通过调用栈来总结一下子进程创建生命的过程
1896-1896/com.android.myapplication W: at com.android.internal.os.RuntimeInit.invokeStaticMain(RuntimeInit.java:237)
1896-1896/com.android.myapplication W: at com.android.internal.os.RuntimeInit.applicationInit(RuntimeInit.java:338)
1896-1896/com.android.myapplication W: at com.android.internal.os.RuntimeInit.zygoteInit(RuntimeInit.java:290)
1896-1896/com.android.myapplication W: at com.android.internal.os.ZygoteConnection.handleChildProc(ZygoteConnection.java:757)
1896-1896/com.android.myapplication W: at com.android.internal.os.ZygoteConnection.runOnce(ZygoteConnection.java:243)
1896-1896/com.android.myapplication W: at com.android.internal.os.ZygoteInit.runSelectLoop(ZygoteInit.java:876)
1896-1896/com.android.myapplication W: at com.android.internal.os.ZygoteInit.main(ZygoteInit.java:798)
注意虽然看pid这是子进程的pid号,但是继承了父进程的调用栈,从handleChildProc开始是子进程,之前是父进程zygote。
step5 ActivityThread — app的入口
.frameworks/base/core/java/android/app/ActivityThread.java
这次我们主要看一下ActivityThread的静态main方法,因为整个文件有6000多行,关系到Activity实例的各种生命周期和管理、以及viewroot的创建等等。

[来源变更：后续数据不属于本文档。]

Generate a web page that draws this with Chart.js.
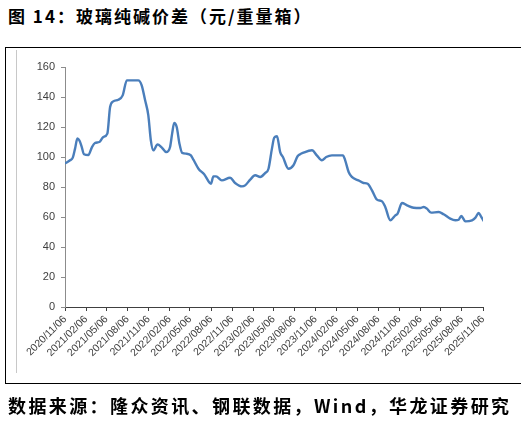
<!DOCTYPE html>
<html lang="zh">
<head>
<meta charset="utf-8"/>
<title>玻璃纯碱价差</title>
<script src="https://cdn.jsdelivr.net/npm/chart.js@4.4.3/dist/chart.umd.min.js"></script>
<style>
  html, body { margin: 0; padding: 0; background: #fff; }
  #page { position: relative; width: 521px; height: 424px; overflow: hidden; }
  #title { position: absolute; left: 8px; top: 3px; font: bold 17px "Noto Sans CJK SC", sans-serif; letter-spacing: 2px; color: #000; white-space: nowrap; }
  #source { position: absolute; left: 8px; top: 392px; font: bold 18px "Noto Sans CJK SC", sans-serif; letter-spacing: 2.4px; color: #000; white-space: nowrap; }
  #frame { position: absolute; left: 5px; top: 47px; width: 530px; height: 335px; border-left: 1px solid #000; border-top: 1px solid #000; border-bottom: 1px solid #000; }
  #inner { position: absolute; left: 16px; top: 50px; width: 1px; height: 323px; background: #c8c8c8; }
  #wrap { position: absolute; left: 0; top: 0; width: 521px; height: 424px; }
</style>
</head>
<body>
<div id="page">
  <div id="title">图 14：玻璃纯碱价差（元/重量箱）</div>
  <div id="frame"></div>
  <div id="inner"></div>
  <div id="wrap"><canvas id="spreadChart"></canvas></div>
  <div id="source">数据来源：隆众资讯、钢联数据，Wind，华龙证券研究</div>
</div>
<script>
  // glass - soda ash spread
  const dates = [
    '2020-11-06', '2020-11-28', '2020-12-10', '2020-12-20', '2020-12-30', '2021-01-08',
    '2021-01-18', '2021-01-28', '2021-02-16', '2021-03-03', '2021-03-17', '2021-04-05',
    '2021-04-22', '2021-05-10', '2021-05-22', '2021-06-05', '2021-06-27', '2021-07-16',
    '2021-08-03', '2021-09-22', '2021-10-07', '2021-10-22', '2021-11-05', '2021-11-16',
    '2021-11-27', '2021-12-15', '2022-01-03', '2022-01-22', '2022-02-08', '2022-02-17',
    '2022-02-26', '2022-03-09', '2022-03-21', '2022-04-02', '2022-04-22', '2022-05-10',
    '2022-05-21', '2022-06-12', '2022-07-07', '2022-08-06', '2022-08-16', '2022-08-28',
    '2022-09-22', '2022-10-28', '2022-11-19', '2022-12-19', '2023-01-02', '2023-01-24',
    '2023-02-15', '2023-03-09', '2023-03-30', '2023-04-14', '2023-04-29', '2023-05-09',
    '2023-05-21', '2023-06-04', '2023-06-16', '2023-07-10', '2023-08-01', '2023-08-19',
    '2023-08-30', '2023-09-11', '2023-10-21', '2023-11-11', '2023-12-03', '2023-12-22',
    '2024-01-16', '2024-03-04', '2024-03-14', '2024-03-29', '2024-04-12', '2024-05-11',
    '2024-06-02', '2024-06-20', '2024-07-09', '2024-07-31', '2024-08-22', '2024-09-05',
    '2024-09-27', '2024-10-19', '2024-10-29', '2024-11-17', '2024-12-09', '2025-01-07',
    '2025-02-05', '2025-02-20', '2025-03-06', '2025-03-24', '2025-04-26', '2025-05-18',
    '2025-06-16', '2025-07-08', '2025-07-23', '2025-08-03', '2025-08-21', '2025-09-19',
    '2025-10-04', '2025-10-18', '2025-10-28', '2025-11-09'
  ];
  const spread = [
    95.6, 97.8, 99.6, 105.6, 112.3, 111,
    106.7, 101.8, 101.3, 106.3, 109.3, 110,
    113.3, 115.6, 133.3, 137.1, 138.2, 141.1,
    151.1, 151.1, 147.8, 137.8, 127.8, 111.1,
    104.4, 108.4, 106.3, 103.3, 106.7, 115.6,
    122.7, 120, 108.9, 102.7, 102.2, 101.1,
    98.2, 92.2, 88.5, 82.2, 87.1, 87.1,
    84.4, 86.2, 82.7, 80.4, 81.1, 84.9,
    87.8, 86.7, 89.3, 92.2, 105.6, 112.9,
    113.8, 103.3, 100, 92.2, 94.5, 100.5,
    101.8, 102.7, 104.5, 101.1, 97.8, 100,
    101.1, 101.1, 97.8, 90, 86.7, 84.4,
    82.7, 82.2, 77.8, 71.6, 70.4, 66.7,
    57.8, 61.1, 62.2, 69.3, 67.8, 66.2,
    66, 66.7, 65.6, 62.9, 63.3, 61.8,
    58.9, 57.8, 58.2, 60.7, 57.1, 57.8,
    59.6, 62.7, 60.4, 57.3
  ];
  const tickLabels = [
    '2020/11/06', '2021/02/06', '2021/05/06', '2021/08/06', '2021/11/06',
    '2022/02/06', '2022/05/06', '2022/08/06', '2022/11/06', '2023/02/06',
    '2023/05/06', '2023/08/06', '2023/11/06', '2024/02/06', '2024/05/06',
    '2024/08/06', '2024/11/06', '2025/02/06', '2025/05/06', '2025/08/06',
    '2025/11/06'
  ];
  const yTicks = [0, 20, 40, 60, 80, 100, 120, 140, 160];

  const DAY = 86400000;
  const toDay = s => Math.round(Date.parse(s.replace(/\//g, '-')) / DAY);
  const tickDays = tickLabels.map(toDay);
  const points = dates.map((d, i) => ({ x: toDay(d), y: spread[i] }));

  new Chart(document.getElementById('spreadChart'), {
    type: 'line',
    data: {
      datasets: [{
        data: points,
        borderColor: '#4a7ebb',
        borderWidth: 2.4,
        pointRadius: 0,
        cubicInterpolationMode: 'monotone',
        fill: false,
      }],
    },
    options: {
      responsive: true,
      maintainAspectRatio: false,
      animation: false,
      layout: { padding: { left: 15, right: 38, top: 67, bottom: 47 } },
      plugins: { legend: { display: false }, tooltip: { enabled: false } },
      scales: {
        x: {
          type: 'linear',
          min: tickDays[0],
          max: tickDays[tickDays.length - 1],
          afterBuildTicks: (axis) => { axis.ticks = tickDays.map(v => ({ value: v })); },
          afterFit: (axis) => { axis.height = 70; },
          border: { color: '#404040', width: 1 },
          grid: { drawOnChartArea: false, drawTicks: true, tickLength: 4, color: '#404040' },
          ticks: {
            autoSkip: false,
            minRotation: 45,
            maxRotation: 45,
            padding: 2,
            color: '#404040',
            font: { family: 'Liberation Sans', size: 10.5 },
            callback: (v) => tickLabels[tickDays.indexOf(v)] || '',
          },
        },
        y: {
          min: 0,
          max: 160,
          afterBuildTicks: (axis) => { axis.ticks = yTicks.map(v => ({ value: v })); },
          afterFit: (axis) => { axis.width = 50; },
          border: { color: '#8c8c8c', width: 1 },
          grid: { drawOnChartArea: false, drawTicks: true, tickLength: 4, color: '#8c8c8c' },
          ticks: {
            padding: 6,
            color: '#404040',
            font: { family: 'Liberation Sans', size: 11 },
          },
        },
      },
    },
  });
</script>
</body>
</html>
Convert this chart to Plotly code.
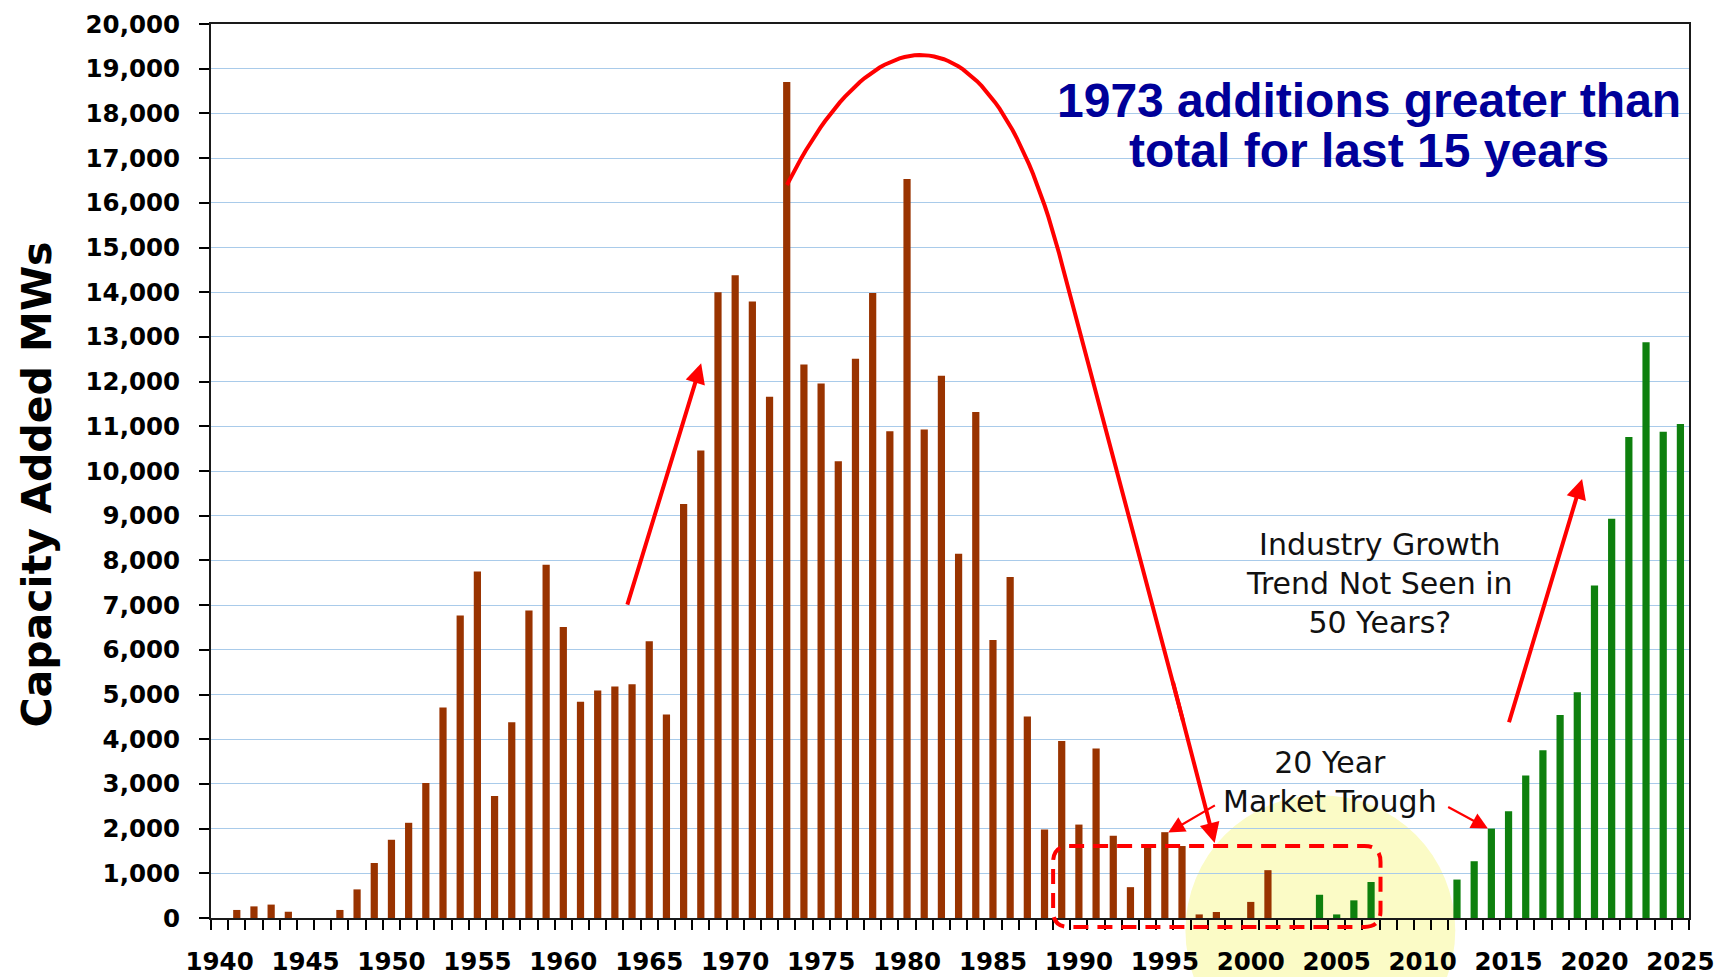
import plotly.graph_objects as go

# ---------------- data ----------------
years = list(range(1940, 2026))

brown_mw = [
    0, 180, 260, 300, 140, 0, 0, 180, 640, 1230,                 # 1940-1949
    1750, 2130, 3020, 4710, 6770, 7750, 2730, 4380, 6880, 7900,   # 1950-1959
    6510, 4840, 5090, 5180, 5230, 6190, 4550, 9260, 10460, 14000, # 1960-1969
    14380, 13790, 11660, 18700, 12380, 11960, 10220, 12510, 13980, 10890,  # 1970-1979
    16530, 10930, 12130, 8150, 11320, 6220, 7630, 4510, 1980, 3960,        # 1980-1989
    2090, 3790, 1840, 690, 1620, 1920, 1610, 80, 135, 0,          # 1990-1999
    360, 1070, 0, 0, 0, 0, 0, 0, 0, 0,                             # 2000-2009
    0, 0, 0, 0, 0, 0, 0, 0, 0, 0,                                  # 2010-2019
    0, 0, 0, 0, 0, 0,                                              # 2020-2025
]

green_mw = [0] * 60 + [
    0, 0, 0, 0, 520, 80, 395, 805, 0, 0,                           # 2000-2009
    0, 0, 860, 1270, 2000, 2390, 3190, 3750, 4540, 5050,           # 2010-2019
    7440, 8930, 10760, 12880, 10880, 11050,                        # 2020-2025
]

x_tick_years = list(range(1940, 2026, 5))
x_tick_labels = [str(y) for y in x_tick_years]

y_axis_title = "Capacity Added MWs"
note_blue_1 = "1973 additions greater than"
note_blue_2 = "total for last 15 years"
note_growth = "Industry Growth<br>Trend Not Seen in<br>50 Years?"
note_trough = "20 Year<br>Market Trough"

# big curved arrow: cubic Bezier control points (data units) + straight run to the head
curve_ctrl_x = [1973.01, 1978.42, 1985.10, 1989.05]
curve_ctrl_y = [16398, 20537, 20537, 14571]
curve_line_end = (1996.05, 4425)
curve_tip = (1997.9, 1680)

# ---------------- figure ----------------
W, H = 1726, 977
ML, MR, MT, MB = 211, 37, 24, 59
X_RANGE = [1939.5, 2025.5]
Y_RANGE = [0, 20000]
PW, PH = W - ML - MR, H - MT - MB

def xp(v):
    return (v - X_RANGE[0]) / (X_RANGE[1] - X_RANGE[0])

def yp(v):
    return (v - Y_RANGE[0]) / (Y_RANGE[1] - Y_RANGE[0])

def bezier(cx, cy, n=60):
    xs, ys = [], []
    for i in range(n + 1):
        t = i / n
        b = [(1 - t) ** 3, 3 * (1 - t) ** 2 * t, 3 * (1 - t) * t ** 2, t ** 3]
        xs.append(sum(bi * c for bi, c in zip(b, cx)))
        ys.append(sum(bi * c for bi, c in zip(b, cy)))
    return xs, ys

RED = "#FF0000"

fig = go.Figure()
fig.add_trace(go.Bar(x=years, y=brown_mw, width=0.42,
                     marker=dict(color="#993300", line=dict(width=0)),
                     hoverinfo="x+y", showlegend=False))
fig.add_trace(go.Bar(x=years, y=green_mw, width=0.42,
                     marker=dict(color="#0E800E", line=dict(width=0)),
                     hoverinfo="x+y", showlegend=False))

cx, cy = bezier(curve_ctrl_x, curve_ctrl_y)
cx.append(curve_line_end[0])
cy.append(curve_line_end[1])
fig.add_trace(go.Scatter(x=cx, y=cy, mode="lines",
                         line=dict(color=RED, width=4),
                         hoverinfo="skip", showlegend=False))

annotations = []

def arrow(tail, head, width, size=1.0):
    annotations.append(dict(
        x=head[0], y=head[1], ax=tail[0], ay=tail[1],
        xref="x", yref="y", axref="x", ayref="y",
        text="", showarrow=True, arrowhead=2, arrowsize=size,
        arrowwidth=width, arrowcolor=RED, standoff=0, startstandoff=0))

# final segment of the big curve (tail lies on the straight run, overlapping it)
slope = (curve_tip[1] - curve_line_end[1]) / (curve_tip[0] - curve_line_end[0])
tail_x = curve_line_end[0] - 0.6
arrow((tail_x, curve_line_end[1] + slope * (tail_x - curve_line_end[0])), curve_tip, 4)
arrow((1963.7, 6976), (1968.02, 12408), 4)
arrow((2015.0, 4346), (2019.28, 9819), 4)
arrow((1998.0, 2540), (1995.2, 1910), 2.2, 1.5)
arrow((2011.4, 2500), (2013.8, 2000), 2.2, 1.5)

annotations += [
    dict(x=2006.9, y=18279, xref="x", yref="y", text="<b>" + note_blue_1 + "</b>",
         showarrow=False, xanchor="center", yanchor="middle",
         font=dict(family="Liberation Sans, Arial", size=48, color="#000099")),
    dict(x=2006.9, y=17180, xref="x", yref="y", text="<b>" + note_blue_2 + "</b>",
         showarrow=False, xanchor="center", yanchor="middle",
         font=dict(family="Liberation Sans, Arial", size=48, color="#000099")),
    dict(x=2007.5, y=7484, xref="x", yref="y", text=note_growth,
         showarrow=False, xanchor="center", yanchor="middle", align="center",
         font=dict(family="DejaVu Sans", size=30, color="#111111")),
    dict(x=2004.6, y=3037, xref="x", yref="y", text=note_trough,
         showarrow=False, xanchor="center", yanchor="middle", align="center",
         font=dict(family="DejaVu Sans", size=30, color="#111111")),
    dict(x=(36 - ML) / PW, y=(H - MB - 484.5) / PH, xref="paper", yref="paper",
         text="<b>" + y_axis_title + "</b>", textangle=-90, showarrow=False,
         xanchor="center", yanchor="middle",
         font=dict(family="DejaVu Sans", size=41, color="black")),
]

# dashed rounded box around the trough
bx0, bx1 = xp(1988.5), xp(2007.55)
by0, by1 = yp(-200), yp(1610)
rx, ry = 16 / PW, 16 / PH
box_path = (f"M {bx0+rx},{by1} L {bx1-rx},{by1} Q {bx1},{by1} {bx1},{by1-ry} "
            f"L {bx1},{by0+ry} Q {bx1},{by0} {bx1-rx},{by0} "
            f"L {bx0+rx},{by0} Q {bx0},{by0} {bx0},{by0+ry} "
            f"L {bx0},{by1-ry} Q {bx0},{by1} {bx0+rx},{by1} Z")

shapes = [
    dict(type="circle", xref="paper", yref="paper",
         x0=xp(1996.2), x1=xp(2011.9), y0=yp(-3300), y1=yp(2746),
         fillcolor="#FBFBC6", line=dict(width=0), layer="below"),
    dict(type="path", xref="paper", yref="paper", path=box_path,
         line=dict(color=RED, width=4, dash="15px,9px"), layer="above"),
]

tick_font = dict(family="DejaVu Sans", size=24.5, color="black", weight="bold")

fig.update_layout(
    width=W, height=H,
    margin=dict(l=ML, r=MR, t=MT, b=MB, pad=0),
    paper_bgcolor="white", plot_bgcolor="rgba(0,0,0,0)",
    barmode="overlay", showlegend=False,
    annotations=annotations, shapes=shapes,
    xaxis=dict(range=X_RANGE, tickmode="array", tickvals=x_tick_years, ticktext=x_tick_labels,
               ticks="", showgrid=False, zeroline=False, automargin=False,
               showline=True, linecolor="#1a1a1a", linewidth=2, mirror=True,
               tickfont=tick_font, ticklabelstandoff=21,
               minor=dict(tickmode="linear", tick0=1939.5, dtick=1, ticks="outside",
                          ticklen=10, tickwidth=2, tickcolor="black", showgrid=False)),
    yaxis=dict(range=Y_RANGE, tickmode="linear", tick0=0, dtick=1000, tickformat=",",
               ticks="outside", ticklen=10, tickwidth=1.5, tickcolor="black",
               showgrid=True, gridcolor="#A9CBEA", gridwidth=1.2, zeroline=False,
               automargin=False,
               showline=True, linecolor="#1a1a1a", linewidth=2, mirror=True,
               tickfont=tick_font, ticklabelstandoff=14),
)

fig.write_html("out.html", config={"displayModeBar": False},
               post_script="document.body.style.margin='0';")
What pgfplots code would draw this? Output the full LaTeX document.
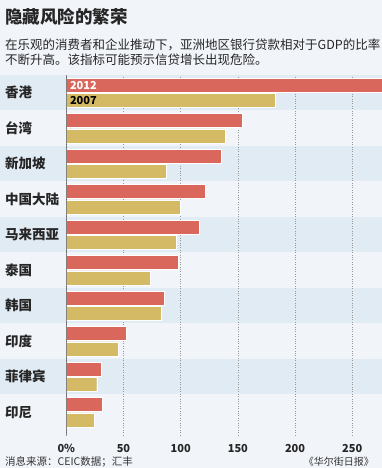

public static void main(String[] args) {
...
Looper.prepareMainLooper();
ActivityThread thread = new ActivityThread();
thread.attach(false);
if (sMainThreadHandler == null) {
sMainThreadHandler = thread.getHandler();
}
// End of event ActivityThreadMain.
Trace.traceEnd(Trace.TRACE_TAG_ACTIVITY_MANAGER);
Looper.loop();
throw new RuntimeException("Main thread loop unexpectedly exited");
}
主要是调用Looper的静态方法创建消息循环,然后创建ActivityThread实例,最后进入到消息循环中。
总结
通过本文大致理了从Ams开始创建一个app进程的大致流程,如果以执行的进程实体来看,其实主要分三个部分,一个是ams中,一个是zygote父进程中,一个是子进程中。有了这个大致的脉络,再根据调用栈来看,实际还是比较清晰的。ams负责接收binder请求并与zygote联系,zygote父进程收到socket消息后去fork出子进程,子进程负责准备好binder环境和消息循环,然后开始Activity的生命周期。